Arson of all kinds has been on the decline for years. According to the FBI, total cases of arson fell 9.7% in the first six months of 2007 compared with the same period in 2006, and U.S. Fire Administration statistics show that arson declined by 60% from 1997 to 2007.

In the current economic environment, the temptation to commit arson can be too much for some. There were 2.2 million foreclosures last year, up 75% from the previous year, according to RealtyTrac. In addition, a study by Moody's Economy.com and Equifax found that 4.5% of all mortgages were delinquent in the first quarter of 2008. Auto loan delinquencies hit a 10-year high in January.

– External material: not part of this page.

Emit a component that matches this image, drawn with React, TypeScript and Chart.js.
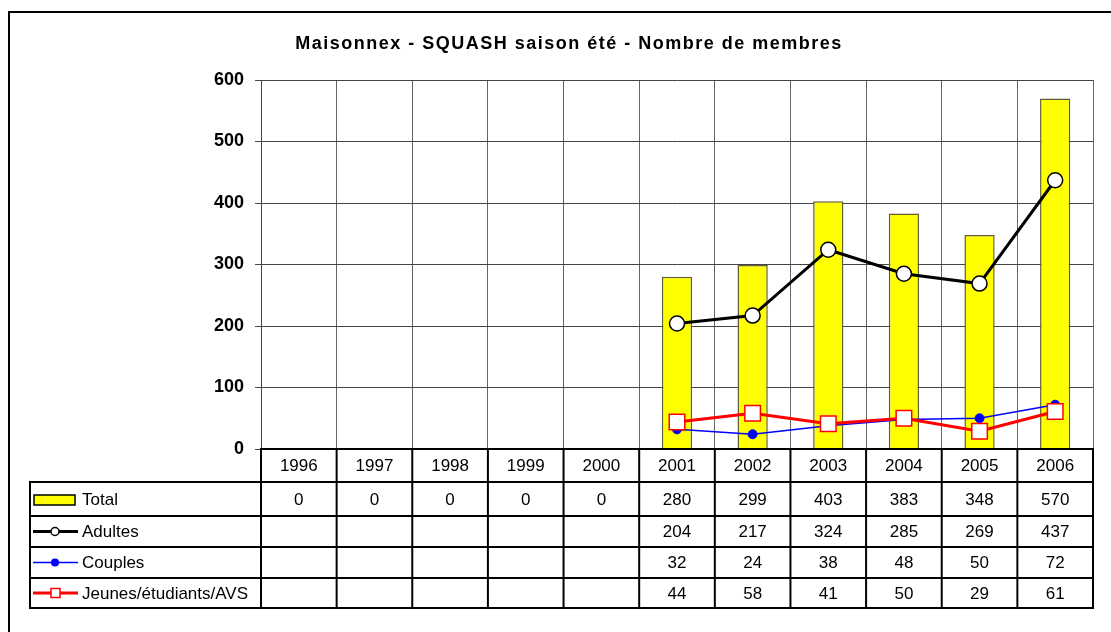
import React, { useEffect, useRef } from "react";
import { Chart, registerables } from "chart.js";

Chart.register(...registerables);

const titleText = "Maisonnex - SQUASH saison été - Nombre de membres";
const years = ["1996", "1997", "1998", "1999", "2000", "2001", "2002", "2003", "2004", "2005", "2006"];
const total = [0, 0, 0, 0, 0, 280, 299, 403, 383, 348, 570];
const adultes = [null, null, null, null, null, 204, 217, 324, 285, 269, 437];
const couples = [null, null, null, null, null, 32, 24, 38, 48, 50, 72];
const jeunes = [null, null, null, null, null, 44, 58, 41, 50, 29, 61];
const seriesNames = ["Total", "Adultes", "Couples", "Jeunes/étudiants/AVS"];
const yMin = 0;
const yMax = 600;
const yStep = 100;

const FONT = "'Liberation Sans', Arial, Helvetica, sans-serif";

const tablePlugin = {
  id: "dataTable",
  afterDraw(chart: any) {
    const { ctx, chartArea } = chart;
    const xs = chart.scales.x;
    const n = years.length;
    const left = chartArea.left;
    const right = chartArea.right;
    const top0 = chartArea.bottom;
    const catW = (right - left) / n;
    const legendLeft = 30;
    const rows = [top0, top0 + 33, top0 + 67, top0 + 98, top0 + 129, top0 + 159];

    ctx.save();
    // outer chart frame
    ctx.fillStyle = "#000";
    ctx.fillRect(8, 11, 2, 800);
    ctx.fillRect(8, 11, 1300, 2);

    // title
    ctx.fillStyle = "#000";
    ctx.font = `bold 18px ${FONT}`;
    ctx.textAlign = "center";
    ctx.textBaseline = "middle";
    try { (ctx as any).letterSpacing = "1.5px"; } catch (e) {}
    ctx.fillText(titleText, 569, 44);
    try { (ctx as any).letterSpacing = "0px"; } catch (e) {}

    // table grid
    ctx.strokeStyle = "#000";
    ctx.lineWidth = 2;
    const line = (x1: number, y1: number, x2: number, y2: number) => {
      ctx.beginPath();
      ctx.moveTo(x1, y1);
      ctx.lineTo(x2, y2);
      ctx.stroke();
    };
    line(left - 1, rows[0], right + 1, rows[0]);
    for (let i = 1; i < rows.length; i++) line(legendLeft - 1, rows[i], right + 1, rows[i]);
    line(legendLeft, rows[1], legendLeft, rows[rows.length - 1]);
    for (let k = 0; k <= n; k++) {
      const bx = left + k * catW;
      line(bx, rows[0], bx, rows[rows.length - 1]);
    }

    // cell text
    ctx.font = `17px ${FONT}`;
    ctx.fillStyle = "#000";
    ctx.textAlign = "center";
    ctx.textBaseline = "middle";
    const seriesData = [total, adultes, couples, jeunes];
    for (let i = 0; i < n; i++) {
      const cx = xs.getPixelForValue(i);
      ctx.fillText(years[i], cx, (rows[0] + rows[1]) / 2 + 1);
      seriesData.forEach((arr, r) => {
        const v = arr[i];
        if (v !== null && v !== undefined) {
          ctx.fillText(String(v), cx, (rows[r + 1] + rows[r + 2]) / 2 + 1);
        }
      });
    }

    // legend keys
    ctx.textAlign = "left";
    seriesNames.forEach((name, r) => {
      const cy = (rows[r + 1] + rows[r + 2]) / 2;
      ctx.fillStyle = "#000";
      ctx.fillText(name, 82, cy + 1);
    });
    // Total key
    let cy = (rows[1] + rows[2]) / 2 + 1;
    ctx.fillStyle = "#FFFF00";
    ctx.fillRect(34, cy - 5, 41, 10);
    ctx.lineWidth = 1.5;
    ctx.strokeStyle = "#000";
    ctx.strokeRect(34, cy - 5, 41, 10);
    // Adultes key
    cy = (rows[2] + rows[3]) / 2;
    ctx.strokeStyle = "#000";
    ctx.lineWidth = 3;
    line(33, cy, 78, cy);
    ctx.beginPath();
    ctx.arc(55, cy, 4, 0, Math.PI * 2);
    ctx.fillStyle = "#fff";
    ctx.fill();
    ctx.lineWidth = 1.5;
    ctx.stroke();
    // Couples key
    cy = (rows[3] + rows[4]) / 2;
    ctx.strokeStyle = "#0000FF";
    ctx.lineWidth = 1.5;
    line(33, cy, 78, cy);
    ctx.beginPath();
    ctx.arc(55, cy, 4, 0, Math.PI * 2);
    ctx.fillStyle = "#0000FF";
    ctx.fill();
    // Jeunes key
    cy = (rows[4] + rows[5]) / 2;
    ctx.strokeStyle = "#FF0000";
    ctx.lineWidth = 3;
    line(33, cy, 78, cy);
    ctx.fillStyle = "#fff";
    ctx.fillRect(51, cy - 4.5, 9, 9);
    ctx.lineWidth = 1.5;
    ctx.strokeRect(51, cy - 4.5, 9, 9);

    ctx.restore();
  },
};

export default function App() {
  const ref = useRef<HTMLCanvasElement | null>(null);
  useEffect(() => {
    if (!ref.current) return;
    const chart = new Chart(ref.current, {
      type: "bar",
      data: {
        labels: years,
        datasets: [
          {
            type: "line",
            label: seriesNames[1],
            data: adultes,
            borderColor: "#000000",
            borderWidth: 3,
            pointStyle: "circle",
            pointRadius: 7.5,
            pointBackgroundColor: "#FFFFFF",
            pointBorderColor: "#000000",
            pointBorderWidth: 1.5,
            order: 1,
          } as any,
          {
            type: "line",
            label: seriesNames[3],
            data: jeunes,
            borderColor: "#FF0000",
            borderWidth: 3,
            pointStyle: "rect",
            pointRadius: 11,
            pointBackgroundColor: "#FFFFFF",
            pointBorderColor: "#FF0000",
            pointBorderWidth: 1.5,
            order: 2,
          },
          {
            type: "line",
            label: seriesNames[2],
            data: couples,
            borderColor: "#0000FF",
            borderWidth: 1.5,
            pointStyle: "circle",
            pointRadius: 4.5,
            pointBackgroundColor: "#0000FF",
            pointBorderColor: "#0000FF",
            pointBorderWidth: 1,
            order: 3,
          },
          {
            type: "bar",
            label: seriesNames[0],
            data: total,
            backgroundColor: "#FFFF00",
            borderColor: "#5e5e30",
            borderWidth: 1.5,
            barPercentage: 0.4,
            categoryPercentage: 1,
            order: 4,
          },
        ],
      },
      options: {
        responsive: false,
        animation: false,
        layout: { padding: { left: 0, right: 18, top: 80, bottom: 183 } },
        plugins: {
          legend: { display: false },
          tooltip: { enabled: false },
          title: { display: false },
        },
        scales: {
          x: {
            ticks: { display: false },
            grid: { color: "#666", lineWidth: 1, drawTicks: false, offset: true },
            border: { display: false },
          },
          y: {
            min: yMin,
            max: yMax,
            afterFit: (s: any) => {
              s.width = 261;
            },
            ticks: {
              stepSize: yStep,
              padding: 11,
              color: "#000",
              font: { family: FONT, size: 18, weight: "bold" },
            },
            grid: { color: "#444", lineWidth: 1, tickLength: 6 },
            border: { color: "#444", width: 1 },
          },
        },
      },
      plugins: [tablePlugin],
    });
    return () => chart.destroy();
  }, []);
  return (
    <div style={{ position: "absolute", left: 0, top: 0, width: 1111, height: 632, background: "#fff" }}>
      <canvas ref={ref} width={1111} height={632} style={{ display: "block" }} />
    </div>
  );
}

Frank Scafidi of the National Insurance Crime Bureau, a membership organization that tracks insurance fraud, says his group has not identified a rise in financially motivated arson. "Everything we've found does not support that," he said.

But some observers say state authorities and insurance companies play down the issue -- perhaps out of fear of copycat crimes.

"The sub-prime crisis began to hit in late 2006. There's been an increasing number of cases since then," said James Quiggle of the nonprofit Coalition Against Insurance Fraud, adding that he has about 20 such cases currently on file. "Will it explode as more mortgages are reset? That's the question."